> **Aim**
Skip the images. Copy the records exactly as written.

> **Task material**
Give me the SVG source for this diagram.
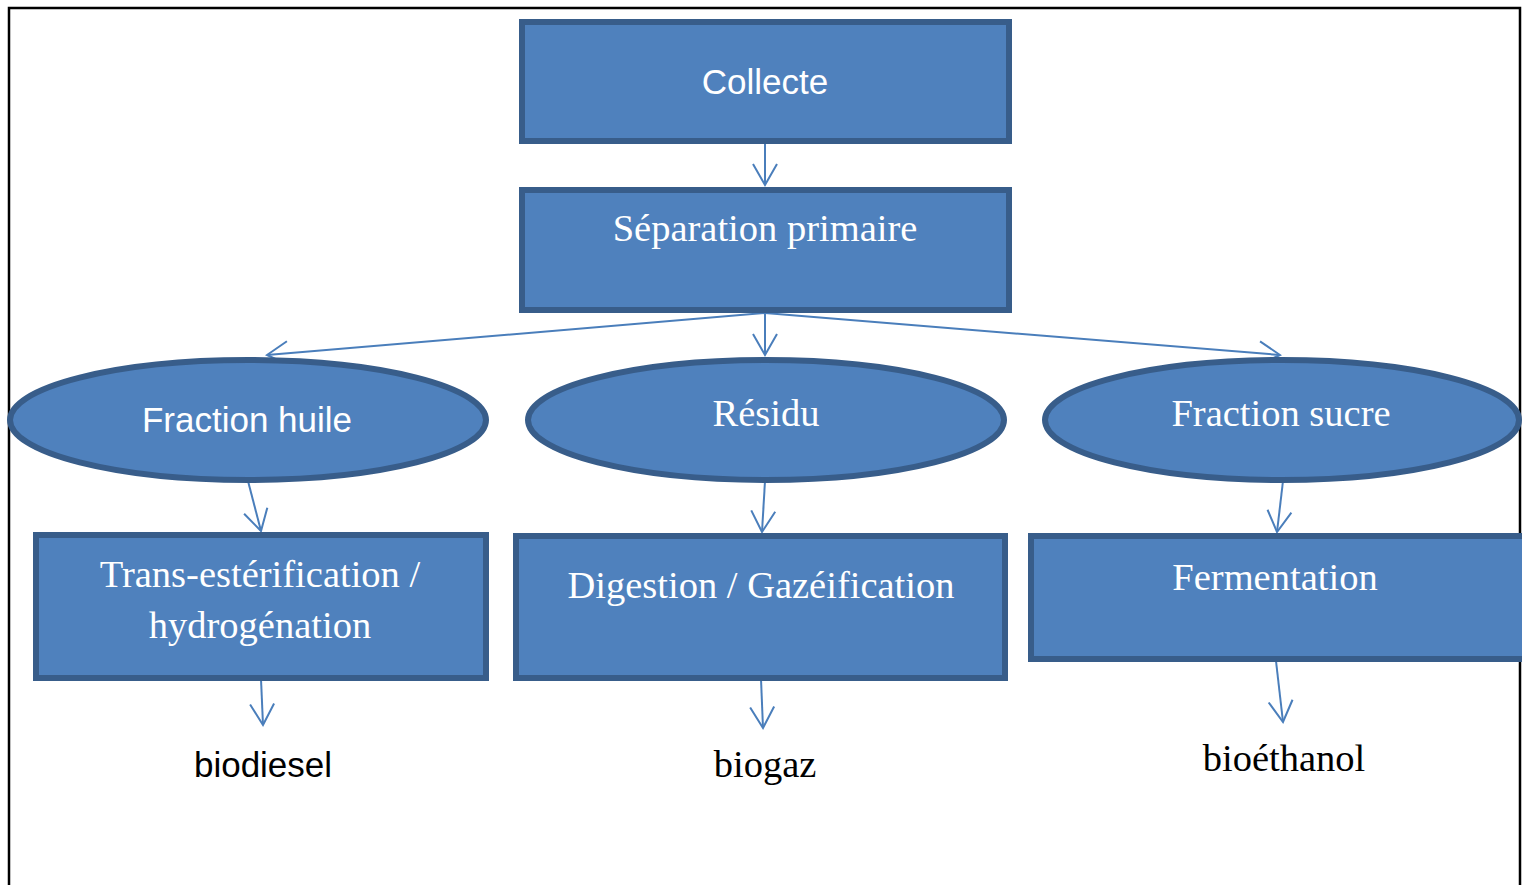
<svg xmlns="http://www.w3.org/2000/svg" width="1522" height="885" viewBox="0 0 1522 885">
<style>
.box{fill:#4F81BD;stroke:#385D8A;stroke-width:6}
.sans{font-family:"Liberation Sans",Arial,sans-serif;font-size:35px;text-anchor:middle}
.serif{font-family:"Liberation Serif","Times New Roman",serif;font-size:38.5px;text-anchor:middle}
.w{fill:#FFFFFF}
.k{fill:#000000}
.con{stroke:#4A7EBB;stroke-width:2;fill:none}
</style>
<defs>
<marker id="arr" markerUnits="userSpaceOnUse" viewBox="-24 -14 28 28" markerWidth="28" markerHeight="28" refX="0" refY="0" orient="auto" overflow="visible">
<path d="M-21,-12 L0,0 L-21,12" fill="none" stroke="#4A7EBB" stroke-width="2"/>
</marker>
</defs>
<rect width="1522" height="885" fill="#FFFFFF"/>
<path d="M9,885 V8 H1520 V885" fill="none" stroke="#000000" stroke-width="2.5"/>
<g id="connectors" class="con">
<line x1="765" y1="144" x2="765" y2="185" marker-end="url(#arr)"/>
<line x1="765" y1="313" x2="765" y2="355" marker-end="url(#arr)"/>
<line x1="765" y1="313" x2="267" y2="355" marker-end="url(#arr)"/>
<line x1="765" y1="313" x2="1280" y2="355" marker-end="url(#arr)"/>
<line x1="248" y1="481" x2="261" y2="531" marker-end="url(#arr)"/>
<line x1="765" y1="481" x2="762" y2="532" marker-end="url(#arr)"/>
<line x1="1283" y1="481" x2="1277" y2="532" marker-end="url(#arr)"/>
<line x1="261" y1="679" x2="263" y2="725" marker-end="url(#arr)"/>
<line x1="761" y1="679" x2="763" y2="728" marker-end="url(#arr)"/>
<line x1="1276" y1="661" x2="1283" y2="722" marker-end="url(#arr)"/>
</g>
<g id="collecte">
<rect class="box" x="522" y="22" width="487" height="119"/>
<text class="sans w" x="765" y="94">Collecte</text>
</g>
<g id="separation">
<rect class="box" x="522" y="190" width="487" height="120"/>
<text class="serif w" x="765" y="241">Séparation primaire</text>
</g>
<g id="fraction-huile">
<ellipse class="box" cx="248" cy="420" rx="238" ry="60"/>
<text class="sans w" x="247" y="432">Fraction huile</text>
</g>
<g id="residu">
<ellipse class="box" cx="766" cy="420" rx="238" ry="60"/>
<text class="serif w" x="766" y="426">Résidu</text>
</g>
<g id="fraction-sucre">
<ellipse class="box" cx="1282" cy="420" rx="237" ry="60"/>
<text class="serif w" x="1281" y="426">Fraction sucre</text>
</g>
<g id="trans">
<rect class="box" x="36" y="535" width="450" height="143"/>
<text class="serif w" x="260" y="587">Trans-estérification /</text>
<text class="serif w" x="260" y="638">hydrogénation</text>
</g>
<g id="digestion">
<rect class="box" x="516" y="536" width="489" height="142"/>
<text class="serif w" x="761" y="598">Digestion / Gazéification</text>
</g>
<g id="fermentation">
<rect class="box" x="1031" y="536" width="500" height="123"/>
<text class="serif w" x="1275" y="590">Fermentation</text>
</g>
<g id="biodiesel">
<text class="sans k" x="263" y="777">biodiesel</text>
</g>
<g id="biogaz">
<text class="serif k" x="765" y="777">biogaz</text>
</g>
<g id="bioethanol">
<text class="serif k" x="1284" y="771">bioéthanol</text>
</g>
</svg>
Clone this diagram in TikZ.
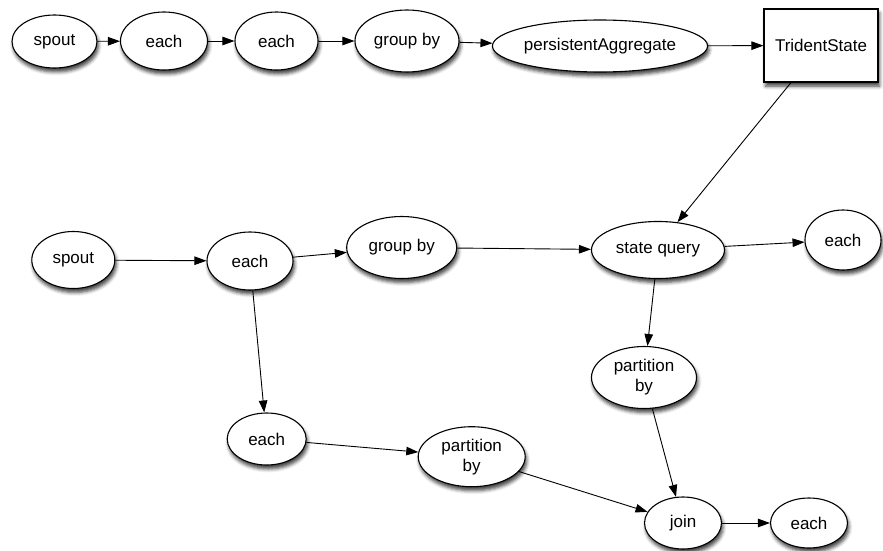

> **Answer below**
Give me the SVG source for this diagram.
<svg xmlns="http://www.w3.org/2000/svg" width="1522" height="885" viewBox="0 0 1522 885">
<style>
.box{fill:#4F81BD;stroke:#385D8A;stroke-width:6}
.sans{font-family:"Liberation Sans",Arial,sans-serif;font-size:35px;text-anchor:middle}
.serif{font-family:"Liberation Serif","Times New Roman",serif;font-size:38.5px;text-anchor:middle}
.w{fill:#FFFFFF}
.k{fill:#000000}
.con{stroke:#4A7EBB;stroke-width:2;fill:none}
</style>
<defs>
<marker id="arr" markerUnits="userSpaceOnUse" viewBox="-24 -14 28 28" markerWidth="28" markerHeight="28" refX="0" refY="0" orient="auto" overflow="visible">
<path d="M-21,-12 L0,0 L-21,12" fill="none" stroke="#4A7EBB" stroke-width="2"/>
</marker>
</defs>
<rect width="1522" height="885" fill="#FFFFFF"/>
<path d="M9,885 V8 H1520 V885" fill="none" stroke="#000000" stroke-width="2.5"/>
<g id="connectors" class="con">
<line x1="765" y1="144" x2="765" y2="185" marker-end="url(#arr)"/>
<line x1="765" y1="313" x2="765" y2="355" marker-end="url(#arr)"/>
<line x1="765" y1="313" x2="267" y2="355" marker-end="url(#arr)"/>
<line x1="765" y1="313" x2="1280" y2="355" marker-end="url(#arr)"/>
<line x1="248" y1="481" x2="261" y2="531" marker-end="url(#arr)"/>
<line x1="765" y1="481" x2="762" y2="532" marker-end="url(#arr)"/>
<line x1="1283" y1="481" x2="1277" y2="532" marker-end="url(#arr)"/>
<line x1="261" y1="679" x2="263" y2="725" marker-end="url(#arr)"/>
<line x1="761" y1="679" x2="763" y2="728" marker-end="url(#arr)"/>
<line x1="1276" y1="661" x2="1283" y2="722" marker-end="url(#arr)"/>
</g>
<g id="collecte">
<rect class="box" x="522" y="22" width="487" height="119"/>
<text class="sans w" x="765" y="94">Collecte</text>
</g>
<g id="separation">
<rect class="box" x="522" y="190" width="487" height="120"/>
<text class="serif w" x="765" y="241">Séparation primaire</text>
</g>
<g id="fraction-huile">
<ellipse class="box" cx="248" cy="420" rx="238" ry="60"/>
<text class="sans w" x="247" y="432">Fraction huile</text>
</g>
<g id="residu">
<ellipse class="box" cx="766" cy="420" rx="238" ry="60"/>
<text class="serif w" x="766" y="426">Résidu</text>
</g>
<g id="fraction-sucre">
<ellipse class="box" cx="1282" cy="420" rx="237" ry="60"/>
<text class="serif w" x="1281" y="426">Fraction sucre</text>
</g>
<g id="trans">
<rect class="box" x="36" y="535" width="450" height="143"/>
<text class="serif w" x="260" y="587">Trans-estérification /</text>
<text class="serif w" x="260" y="638">hydrogénation</text>
</g>
<g id="digestion">
<rect class="box" x="516" y="536" width="489" height="142"/>
<text class="serif w" x="761" y="598">Digestion / Gazéification</text>
</g>
<g id="fermentation">
<rect class="box" x="1031" y="536" width="500" height="123"/>
<text class="serif w" x="1275" y="590">Fermentation</text>
</g>
<g id="biodiesel">
<text class="sans k" x="263" y="777">biodiesel</text>
</g>
<g id="biogaz">
<text class="serif k" x="765" y="777">biogaz</text>
</g>
<g id="bioethanol">
<text class="serif k" x="1284" y="771">bioéthanol</text>
</g>
</svg>
Clone this diagram in TikZ.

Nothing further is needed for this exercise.